Figure scripts:
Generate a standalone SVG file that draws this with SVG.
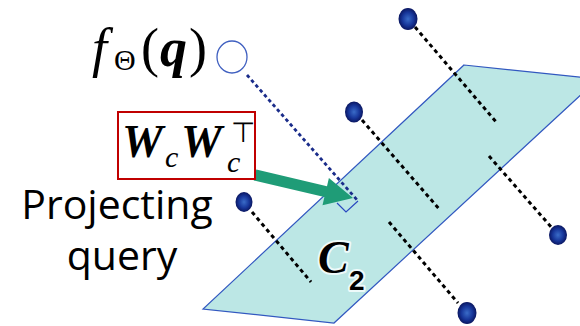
<svg xmlns="http://www.w3.org/2000/svg" width="580" height="326" viewBox="0 0 580 326">
  <defs>
    <radialGradient id="ball" cx="50%" cy="50%" r="50%">
      <stop offset="0" stop-color="#3a6cc8"/>
      <stop offset="0.6" stop-color="#17369a"/>
      <stop offset="1" stop-color="#0a1660"/>
    </radialGradient>
    <style>
      .dash { stroke: #000; stroke-width: 3; stroke-dasharray: 4 3.5; fill: none; }
      .ball { fill: url(#ball); }
      .serif { font-family: "Liberation Serif", "Times New Roman", serif; fill: #000; }
      .label { font-family: "Open Sans", "Liberation Sans", sans-serif; font-size: 41px; fill: #000; text-anchor: middle; }
      .halo { stroke: #eefafa; stroke-width: 4; paint-order: stroke; stroke-linejoin: round; fill: #000; }
    </style>
  </defs>
  <rect width="580" height="326" fill="#fff"/>

  <g id="plane">
    <polygon points="464,65 598,79 334,323 203,309" fill="#bce7e5" stroke="#3258c0" stroke-width="1.2"/>
  </g>

  <g id="connectors">
    <line class="dash" x1="415" y1="27" x2="497" y2="123"/>
    <line class="dash" x1="362" y1="120" x2="440" y2="210"/>
    <line class="dash" x1="252" y1="212" x2="311" y2="282"/>
    <line class="dash" x1="489" y1="156" x2="552" y2="228"/>
    <line class="dash" x1="389" y1="222" x2="458" y2="303"/>
    <line x1="247" y1="75" x2="358" y2="201" stroke="#1a2c8a" stroke-width="2.8" stroke-dasharray="3.5 3"/>
    <polyline points="337,203 346,212 358,201" fill="none" stroke="#2a48c0" stroke-width="1.2"/>
    <polygon points="253.7,180.4 256.3,169.6 327,186.2 328.9,178 353,198 322.5,205.2 324.4,197" fill="#1f9c77"/>
  </g>

  <g id="points">
    <ellipse class="ball" cx="408" cy="19" rx="9.5" ry="11"/>
    <ellipse class="ball" cx="354" cy="112" rx="9" ry="10.5"/>
    <ellipse class="ball" cx="244" cy="202" rx="8.5" ry="10"/>
    <ellipse class="ball" cx="558" cy="235" rx="9" ry="10"/>
    <ellipse class="ball" cx="467" cy="313" rx="9.5" ry="11"/>
  </g>

  <g id="query">
    <ellipse cx="232" cy="57" rx="15" ry="16" fill="#fff" stroke="#4060c0" stroke-width="1.3"/>
    <text class="serif" font-size="54"><tspan x="92" y="66" font-style="italic">f</tspan><tspan x="114" y="70" font-size="30">Θ</tspan><tspan x="141" y="66">(</tspan><tspan x="160" y="66" font-weight="bold" font-style="italic">q</tspan><tspan x="189" y="66">)</tspan></text>
  </g>

  <g id="projection-box">
    <rect x="118" y="112" width="137" height="67" fill="#fff" stroke="#c00000" stroke-width="2"/>
    <text class="serif"><tspan x="122" y="157" font-size="46" font-weight="bold" font-style="italic">W</tspan><tspan x="165" y="167" font-size="30" font-style="italic">c</tspan><tspan x="181" y="157" font-size="46" font-weight="bold" font-style="italic">W</tspan><tspan x="227" y="172" font-size="30" font-style="italic">c</tspan></text>
    <text x="231" y="142" font-family="DejaVu Sans, sans-serif" font-size="28" font-weight="300">⊤</text>
  </g>

  <g id="label-projecting">
    <text class="label" x="117" y="219">Projecting</text>
    <text class="label" x="122" y="270">query</text>
  </g>

  <g id="label-c2">
    <text class="halo" x="318" y="273" font-family="Liberation Serif, serif" font-size="46" font-weight="bold" font-style="italic">C</text>
    <text class="halo" x="349" y="290" font-family="Liberation Sans, sans-serif" font-size="28" font-weight="bold">2</text>
  </g>
</svg>
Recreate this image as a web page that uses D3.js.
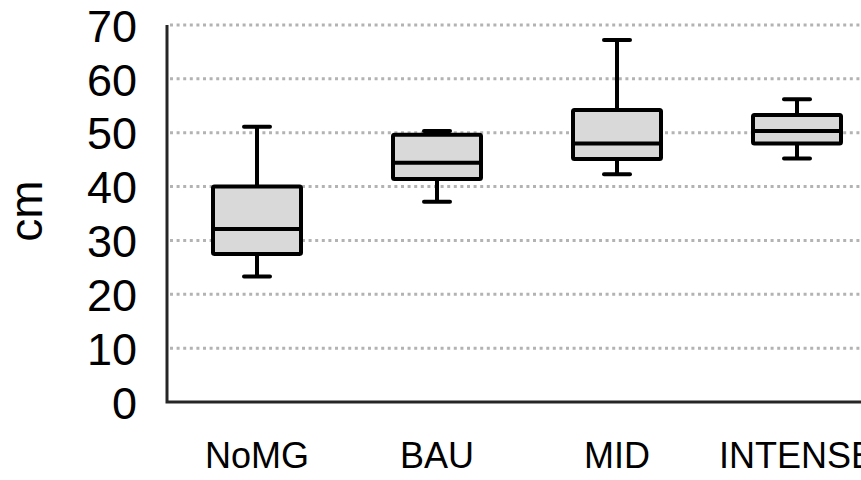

◆ WHAT NEEDS TO BE DONE
Repeat each entry exactly. Pictures do not belong in the copy.

◆ REPLY TO THE TASK
Generate a standalone SVG file that draws this with SVG.
<svg xmlns="http://www.w3.org/2000/svg" width="580" height="326" viewBox="0 0 580 326">
  <defs>
    <radialGradient id="ball" cx="50%" cy="50%" r="50%">
      <stop offset="0" stop-color="#3a6cc8"/>
      <stop offset="0.6" stop-color="#17369a"/>
      <stop offset="1" stop-color="#0a1660"/>
    </radialGradient>
    <style>
      .dash { stroke: #000; stroke-width: 3; stroke-dasharray: 4 3.5; fill: none; }
      .ball { fill: url(#ball); }
      .serif { font-family: "Liberation Serif", "Times New Roman", serif; fill: #000; }
      .label { font-family: "Open Sans", "Liberation Sans", sans-serif; font-size: 41px; fill: #000; text-anchor: middle; }
      .halo { stroke: #eefafa; stroke-width: 4; paint-order: stroke; stroke-linejoin: round; fill: #000; }
    </style>
  </defs>
  <rect width="580" height="326" fill="#fff"/>

  <g id="plane">
    <polygon points="464,65 598,79 334,323 203,309" fill="#bce7e5" stroke="#3258c0" stroke-width="1.2"/>
  </g>

  <g id="connectors">
    <line class="dash" x1="415" y1="27" x2="497" y2="123"/>
    <line class="dash" x1="362" y1="120" x2="440" y2="210"/>
    <line class="dash" x1="252" y1="212" x2="311" y2="282"/>
    <line class="dash" x1="489" y1="156" x2="552" y2="228"/>
    <line class="dash" x1="389" y1="222" x2="458" y2="303"/>
    <line x1="247" y1="75" x2="358" y2="201" stroke="#1a2c8a" stroke-width="2.8" stroke-dasharray="3.5 3"/>
    <polyline points="337,203 346,212 358,201" fill="none" stroke="#2a48c0" stroke-width="1.2"/>
    <polygon points="253.7,180.4 256.3,169.6 327,186.2 328.9,178 353,198 322.5,205.2 324.4,197" fill="#1f9c77"/>
  </g>

  <g id="points">
    <ellipse class="ball" cx="408" cy="19" rx="9.5" ry="11"/>
    <ellipse class="ball" cx="354" cy="112" rx="9" ry="10.5"/>
    <ellipse class="ball" cx="244" cy="202" rx="8.5" ry="10"/>
    <ellipse class="ball" cx="558" cy="235" rx="9" ry="10"/>
    <ellipse class="ball" cx="467" cy="313" rx="9.5" ry="11"/>
  </g>

  <g id="query">
    <ellipse cx="232" cy="57" rx="15" ry="16" fill="#fff" stroke="#4060c0" stroke-width="1.3"/>
    <text class="serif" font-size="54"><tspan x="92" y="66" font-style="italic">f</tspan><tspan x="114" y="70" font-size="30">Θ</tspan><tspan x="141" y="66">(</tspan><tspan x="160" y="66" font-weight="bold" font-style="italic">q</tspan><tspan x="189" y="66">)</tspan></text>
  </g>

  <g id="projection-box">
    <rect x="118" y="112" width="137" height="67" fill="#fff" stroke="#c00000" stroke-width="2"/>
    <text class="serif"><tspan x="122" y="157" font-size="46" font-weight="bold" font-style="italic">W</tspan><tspan x="165" y="167" font-size="30" font-style="italic">c</tspan><tspan x="181" y="157" font-size="46" font-weight="bold" font-style="italic">W</tspan><tspan x="227" y="172" font-size="30" font-style="italic">c</tspan></text>
    <text x="231" y="142" font-family="DejaVu Sans, sans-serif" font-size="28" font-weight="300">⊤</text>
  </g>

  <g id="label-projecting">
    <text class="label" x="117" y="219">Projecting</text>
    <text class="label" x="122" y="270">query</text>
  </g>

  <g id="label-c2">
    <text class="halo" x="318" y="273" font-family="Liberation Serif, serif" font-size="46" font-weight="bold" font-style="italic">C</text>
    <text class="halo" x="349" y="290" font-family="Liberation Sans, sans-serif" font-size="28" font-weight="bold">2</text>
  </g>
</svg>
Recreate this image as a web page that uses D3.js.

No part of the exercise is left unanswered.